FIN DU RÉGIME SEIGNEURIAL À NICOLET ET PREMIER CONSEIL MUNICIPAL

Le régime seigneurial, établi dès 1623 en Nouvelle-France, est officiellement aboli le 18 décembre 1854 par le gouvernement du Canada-Uni. La loi de 1854 abolit le système seigneurial sans remettre véritablement en cause le caractère inaliénable du droit de propriété des seigneurs. En plus de conserver entièrement leur domaine, ces derniers sont aussi autorisés à vendre des parcelles de leurs terres, alors que les censitaires se retrouvent avec la responsabilité de racheter les rentes seigneuriales, s’ils le désirent. D’autre part, le seigneur se voit déposséder de ses droits sur les cours d’eaux non navigables et pour laquelle il n’obtient aucune compensation. Par contre : « Les lods, ventes et banalités furent évalués en argent d’après le rendement annuel. Le seigneur consent à recevoir la rente du gouvernement à 6% ou encore la somme totale en paiement définitif ». Ce processus de rachat nécessite une dépense de dix millions de dollars de la part du gouvernement.

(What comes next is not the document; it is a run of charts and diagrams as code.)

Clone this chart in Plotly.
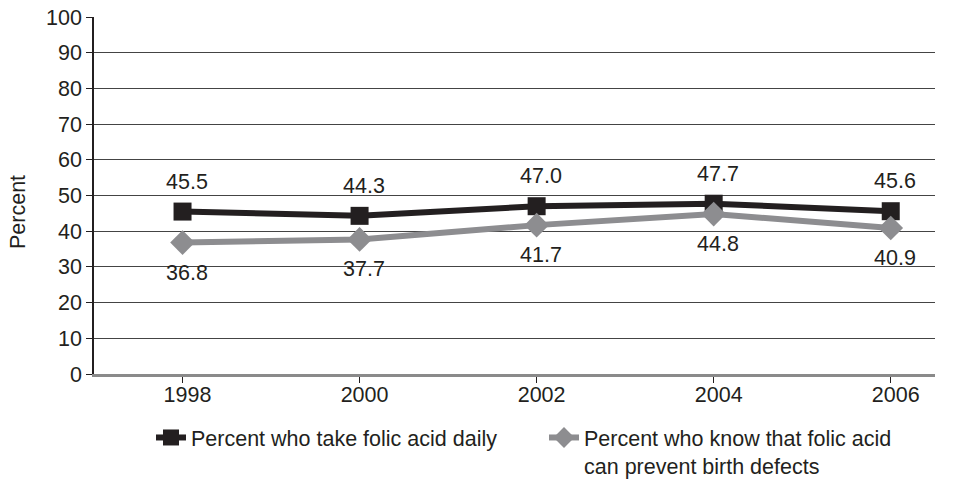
import plotly.graph_objects as go

# Survey years and the two measured percentages
years = ["1998", "2000", "2002", "2004", "2006"]
take_daily = [45.5, 44.3, 47.0, 47.7, 45.6]
know_prevents = [36.8, 37.7, 41.7, 44.8, 40.9]

series_names = [
    "Percent who take folic acid daily",
    "Percent who know that folic acid<br>can prevent birth defects",
]

DARK = "#231f20"
GREY = "#8d8d90"
FONT = dict(family="Liberation Sans, Arial, sans-serif", size=21.5, color=DARK)

W, H = 968, 481
ML, MR, MT, MB = 94, 33, 17, 107
PW, PH = W - ML - MR, H - MT - MB

x_idx = list(range(len(years)))

fig = go.Figure()
fig.add_trace(go.Scatter(
    x=x_idx, y=take_daily, mode="lines+markers", name=series_names[0],
    line=dict(color=DARK, width=6),
    marker=dict(symbol="square", size=18, color=DARK),
))
fig.add_trace(go.Scatter(
    x=x_idx, y=know_prevents, mode="lines+markers", name=series_names[1],
    line=dict(color=GREY, width=6),
    marker=dict(symbol="diamond", size=19, color=GREY),
))

# Value labels: above the daily-intake line, below the awareness line
annotations = []
for xi, v in zip(x_idx, take_daily):
    annotations.append(dict(x=xi, y=v, xref="x", yref="y", text=f"{v:.1f}",
                            showarrow=False, yshift=30, xshift=4, font=FONT))
for xi, v in zip(x_idx, know_prevents):
    annotations.append(dict(x=xi, y=v, xref="x", yref="y", text=f"{v:.1f}",
                            showarrow=False, yshift=-30, xshift=4, font=FONT))
# vertical axis title, placed in pixel terms relative to the plot area
annotations.append(dict(x=(18 - ML) / PW, y=(H - MB - 212) / PH,
                        xref="paper", yref="paper", text="Percent",
                        textangle=-90, showarrow=False, font=FONT,
                        xanchor="center", yanchor="middle"))

fig.update_layout(
    width=W, height=H,
    margin=dict(l=ML, r=MR, t=MT, b=MB, autoexpand=False),
    plot_bgcolor="white", paper_bgcolor="white",
    font=FONT,
    showlegend=True,
    legend=dict(orientation="h", x=(151 - ML) / PW, xanchor="left",
                y=-(417 - (H - MB)) / PH, yanchor="top",
                font=FONT, entrywidth=348, entrywidthmode="pixels",
                traceorder="normal", valign="top", bgcolor="rgba(0,0,0,0)"),
    annotations=annotations,
)

fig.update_xaxes(
    range=[-0.5, 4.25], tickmode="array", tickvals=x_idx, ticktext=years,
    tickson="boundaries", ticks="outside", ticklen=6, tickcolor=DARK, tickwidth=1,
    showline=True, linecolor="#8a8a8a", linewidth=2.5, showgrid=False,
    zeroline=False, ticklabelshift=5, ticklabelstandoff=-7, tickfont=FONT,
)
fig.update_yaxes(
    range=[0, 100], dtick=10, tick0=0, ticks="outside", ticklen=6,
    tickcolor=DARK, tickwidth=1, showline=True, linecolor=DARK, linewidth=1.5,
    showgrid=True, gridcolor="#444444", gridwidth=1.2, zeroline=False,
    tickfont=FONT,
)

fig.write_html("out.html")
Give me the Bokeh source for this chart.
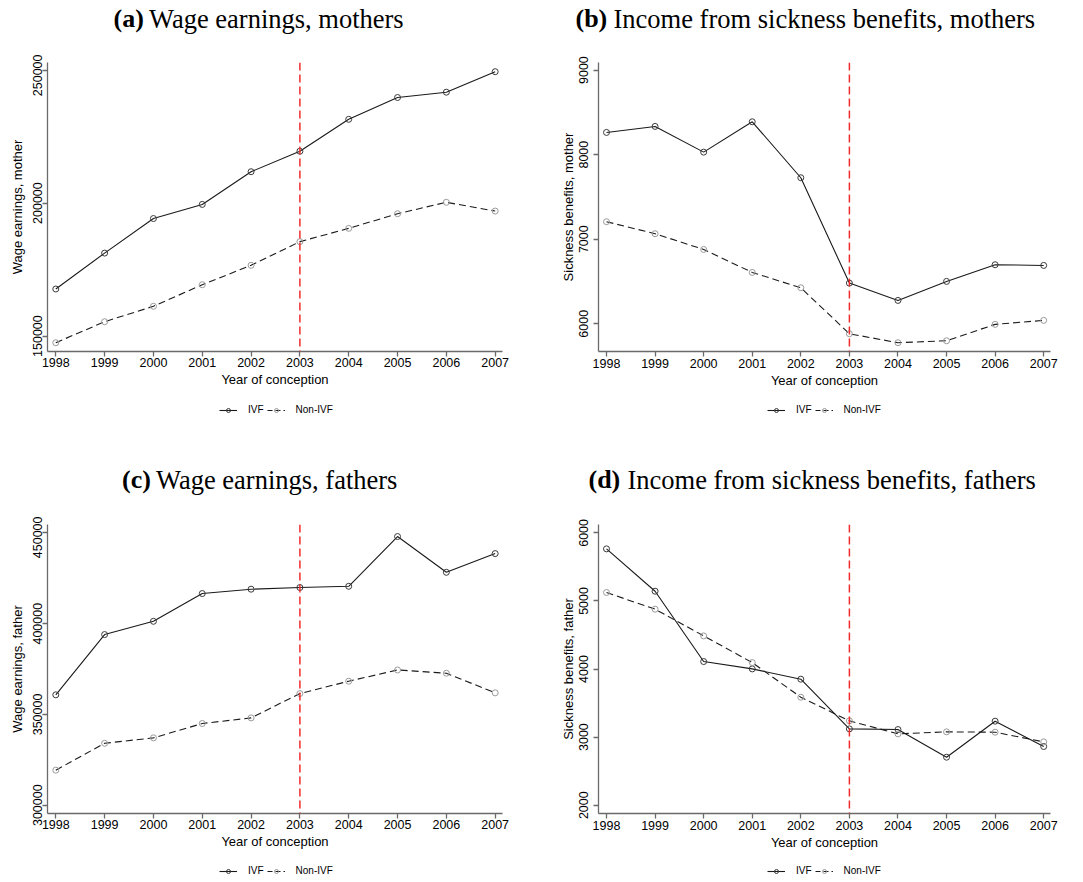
from bokeh.plotting import figure
from bokeh.layouts import column, row
from bokeh.models import Span, FixedTicker, BasicTickFormatter, Legend, LegendItem
from bokeh.core.properties import value
from bokeh.embed import file_html
from bokeh.resources import INLINE

# ---------------- data ----------------
years = [1998, 1999, 2000, 2001, 2002, 2003, 2004, 2005, 2006, 2007]
reform_year = 2003

wage_mother_ivf = [167700, 181200, 194200, 199500, 211800, 219500, 231500, 239700, 241700, 249400]
wage_mother_non = [147500, 155400, 161200, 169300, 176600, 185500, 190500, 196000, 200300, 197000]

sick_mother_ivf = [8263, 8334, 8030, 8389, 7727, 6481, 6276, 6501, 6698, 6690]
sick_mother_non = [7207, 7065, 6879, 6607, 6426, 5882, 5776, 5799, 5993, 6040]

wage_father_ivf = [360800, 394000, 401300, 416600, 419000, 419900, 420600, 448000, 428300, 438600]
wage_father_non = [319300, 334100, 337100, 345000, 348100, 361500, 368300, 374500, 372700, 361900]

sick_father_ivf = [5765, 5143, 4110, 4002, 3851, 3121, 3111, 2705, 3234, 2862]
sick_father_non = [5124, 4879, 4487, 4095, 3586, 3239, 3048, 3077, 3072, 2930]

ticks_wage_mother = [150000, 200000, 250000]
ticks_sick_mother = [6000, 7000, 8000, 9000]
ticks_wage_father = [300000, 350000, 400000, 450000]
ticks_sick_father = [2000, 3000, 4000, 5000, 6000]

title_tags = ["(a)", "(b)", "(c)", "(d)"]
title_texts = ["Wage earnings, mothers",
               "Income from sickness benefits, mothers",
               "Wage earnings, fathers",
               "Income from sickness benefits, fathers"]
ylabels = ["Wage earnings, mother", "Sickness benefits, mother",
           "Wage earnings, father", "Sickness benefits, father"]
xlabel = "Year of conception"
series_names = ["IVF", "Non-IVF"]

# ---------------- style ----------------
SANS = "Liberation Sans"
SERIF = "Liberation Serif"
AXIS_COL = "#6a6a6a"
LINE_COL = "#1a1a1a"
IVF_MK = "#3a3a3a"
NON_MK = "#9a9a9a"
DASH = "7 4"
TOTAL_W = 1083
NAN = float("nan")


def style_series(p, ivf, non):
    p.line(years, ivf, line_color=LINE_COL, line_width=1.1)
    p.scatter(years, ivf, marker="circle", size=6, line_color=IVF_MK,
              fill_color=None, line_width=1)
    p.line(years, non, line_color=LINE_COL, line_width=1.1, line_dash=DASH)
    p.scatter(years, non, marker="circle", size=6, line_color=NON_MK,
              fill_color=None, line_width=1)


def make_panel(ivf, non, ylabel, yticks, yr, left):
    if left:
        w, bl, br, xr = 548, 47, 46, (1997.83, 2007.15)
    else:
        w, bl, br, xr = 535, 50, 33, (1997.835, 2007.14)
    p = figure(width=w, height=337, x_range=xr, y_range=yr,
               output_backend="svg", toolbar_location=None,
               min_border_left=bl, min_border_right=br,
               min_border_top=8, min_border_bottom=40)
    p.grid.visible = False
    p.outline_line_color = None
    p.background_fill_color = "white"
    p.border_fill_color = "white"

    p.xaxis.ticker = FixedTicker(ticks=years)
    p.yaxis.ticker = FixedTicker(ticks=yticks)
    p.yaxis.formatter = BasicTickFormatter(use_scientific=False)
    p.xaxis.formatter = BasicTickFormatter(use_scientific=False)

    for ax in (p.xaxis[0], p.yaxis[0]):
        ax.axis_line_color = AXIS_COL
        ax.axis_line_width = 1.3
        ax.major_tick_line_color = AXIS_COL
        ax.major_tick_line_width = 1.3
        ax.major_tick_out = 5
        ax.major_tick_in = 0
        ax.minor_tick_out = 0
        ax.minor_tick_in = 0
        ax.major_label_text_font = SANS
        ax.major_label_text_font_size = "12.5px"
        ax.major_label_text_color = "black"
        ax.axis_label_text_font = SANS
        ax.axis_label_text_font_size = "13px"
        ax.axis_label_text_font_style = "normal"
        ax.axis_label_text_color = "black"

    p.xaxis.axis_label = xlabel
    p.xaxis.major_label_standoff = 1 if left else 2
    p.xaxis.axis_label_standoff = 2

    p.yaxis.axis_label = ylabel
    p.yaxis.major_label_orientation = "vertical"
    p.yaxis.major_label_standoff = 0 if left else 5
    p.yaxis.axis_label_standoff = 6 if left else 1

    style_series(p, ivf, non)
    p.add_layout(Span(location=reform_year, dimension="height",
                      line_color="#f22c2c", line_width=1.5, line_dash="8 4"))
    return p


def make_band(h):
    b = figure(width=TOTAL_W, height=h, x_range=(0, TOTAL_W), y_range=(0, h),
               output_backend="svg", toolbar_location=None,
               x_axis_type=None, y_axis_type=None, min_border=0)
    b.grid.visible = False
    b.outline_line_color = None
    b.background_fill_color = "white"
    b.border_fill_color = "white"
    return b


def add_titles(b, idx, xs_tag, xs_txt, y):
    b.text(x=xs_tag, y=[y] * len(xs_tag), text=[title_tags[i] for i in idx],
           text_font=value(SERIF), text_font_size="26px", text_font_style="bold",
           text_baseline="alphabetic", text_align="left", text_color="black")
    b.text(x=xs_txt, y=[y] * len(xs_txt), text=[title_texts[i] for i in idx],
           text_font=value(SERIF), text_font_size="26.5px", text_font_style="normal",
           text_baseline="alphabetic", text_align="left", text_color="black")


def add_legend(b, x0, y0):
    # legend keys only (no visible data in the band)
    r1 = b.line(x=[NAN], y=[NAN], line_color=LINE_COL, line_width=1.1)
    s1 = b.scatter(x=[NAN], y=[NAN], marker="circle", size=5, line_color=IVF_MK,
                   fill_color=None, line_width=1)
    r2 = b.line(x=[NAN], y=[NAN], line_color=LINE_COL, line_width=1.1, line_dash="5 3")
    s2 = b.scatter(x=[NAN], y=[NAN], marker="circle", size=5, line_color=NON_MK,
                   fill_color=None, line_width=1)
    leg = Legend(items=[LegendItem(label=series_names[0], renderers=[r1, s1]),
                        LegendItem(label=series_names[1], renderers=[r2, s2])],
                 location=(x0, y0), orientation="horizontal",
                 border_line_color=None, background_fill_alpha=0,
                 padding=0, margin=0, spacing=3, label_standoff=11,
                 glyph_width=18, glyph_height=10, label_height=10, label_width=0,
                 label_text_font=SANS, label_text_font_size="10px",
                 label_text_color="black")
    b.add_layout(leg)


# ---------------- panels ----------------
pa = make_panel(wage_mother_ivf, wage_mother_non, ylabels[0], ticks_wage_mother,
                (144200, 252860), True)
pb = make_panel(sick_mother_ivf, sick_mother_non, ylabels[1], ticks_sick_mother,
                (5672, 9090), False)
pc = make_panel(wage_father_ivf, wage_father_non, ylabels[2], ticks_wage_father,
                (295430, 454630), True)
pd_ = make_panel(sick_father_ivf, sick_father_non, ylabels[3], ticks_sick_father,
                 (1878, 6123), False)

band1 = make_band(54)
add_titles(band1, [0, 1], [113, 575], [148.5, 613], 36)

band2 = make_band(125)
add_legend(band2, 219, 101)
add_legend(band2, 767, 101)
add_titles(band2, [2, 3], [121.5, 588], [155.5, 627], 37)

band3 = make_band(29)
add_legend(band3, 219, 6)
add_legend(band3, 767, 6)

layout = column(band1, row(pa, pb), band2, row(pc, pd_), band3)

open("out.html", "w").write(file_html(layout, INLINE))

D’autre part, l’abolition de la tenure seigneuriale entraîne la suppression des privilèges réservés au seigneur, tel le banc d’honneur et autres avantages reliés aux offices religieux. À Nicolet, quoique le coseigneur Henry Trigge, de confession anglicane, n’use jamais de ce droit, l’avis officiel de la Fabrique mettant fin à cet avantage l’attriste particulièrement. Peu désireux d’alimenter un conflit avec ce seigneur qui s’est toujours montré fort généreux envers la Fabrique, le curé Fortier choisit sagement le statu quo, confiant que la situation se règlera d’elle-même avec le temps. « Le seigneur continua donc à faire jouir de son banc des personnages de choix à qui il en confiait la clef. Parmi ces personnages on retrouve la mère et les deux sœurs du curé Louis-Théophile Fortier et le notaire Eusèbe Beaubien. Ces dames avaient la satisfaction de recevoir l’eau bénite et le pain béni avant les autres fidèles et d’y être traitées comme des seigneuresses. » Néanmoins, le 23 août 1861, le seigneur Trigge renonce définitivement et de plein gré à ses privilèges, réalisant que l’époque seigneuriale est irrémédiablement révolue. De plus, son état de santé devenant de plus en plus précaire, Henry Trigge quitte Nicolet pour Montréal laissant à son bras droit l’administration de la seigneurie. En 1869, après s’être départi des moulins banaux et de plusieurs étendues de terre, il accepte de vendre son manoir au curé Fortier qui espère y finir ses vieux jours en douceur. Or, le brave curé ne bénéficiera pas bien longtemps du confortable manoir Trigge. L’église en pleine reconstruction lui occasionne bien du souci, alors que des tempêtes successives renversent par deux fois le nouveau clocher : « Ces accidents déplorables affectèrent le curé au point de causer sa mort. Quelques semaines après la deuxième catastrophe, il s’éteignit le 27 mars 1874. » Le domaine connaît par la suite diverses administrations avant de devenir la propriété exclusive des communautés religieuses de Nicolet.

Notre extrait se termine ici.